Money has a way of becoming the loudest signal in the room. Not because anyone intends it to, but because it is visible. The house, the travel, the school: These things communicate something to children even when no words are spoken.
Children naturally pay attention to what adults celebrate. If the biggest moments revolve around purchases or displays of status, kids begin to absorb a quiet lesson that success looks like things. That accumulation is the goal. That your worth is connected to what you have.
The antidote is not to hide wealth or pretend the exit did not happen. It is to be deliberate about what else gets celebrated. Effort, curiosity, kindness, and contribution are qualities that do not depend on financial outcomes. When parents consistently highlight those values, when they are the things that earn genuine praise and attention, children develop a more grounded sense of what success actually means.
Wealth then becomes what it should be: a tool that supports a meaningful life, not the definition of one.
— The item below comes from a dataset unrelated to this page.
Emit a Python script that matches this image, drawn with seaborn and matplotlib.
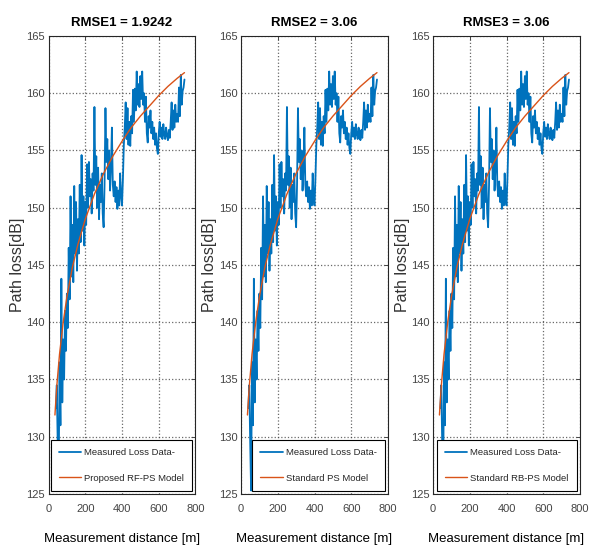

The Opportunity Hidden in the Moment
An exit can provide extraordinary opportunities for a family. Education becomes easier to support, experiences become more accessible, and the constant background stress about financial security often fades.
Those are real benefits.
But one of the greatest opportunities is less obvious. It is the chance to demonstrate what a healthy relationship with money looks like.
Children get to see that wealth can be handled with humility. They can observe that success does not eliminate gratitude or responsibility. And they can learn that financial resources are most powerful when they are used intentionally.
Years from now, your children probably will not remember the exact financial details of your exit. What they will remember is how their parents approached it.
They will remember the conversations, the decisions, and the values that guided them.
Handled thoughtfully, the moment when equity becomes real money can become more than a financial milestone.
It can become a powerful lesson about stewardship, perspective, and what wealth is really for.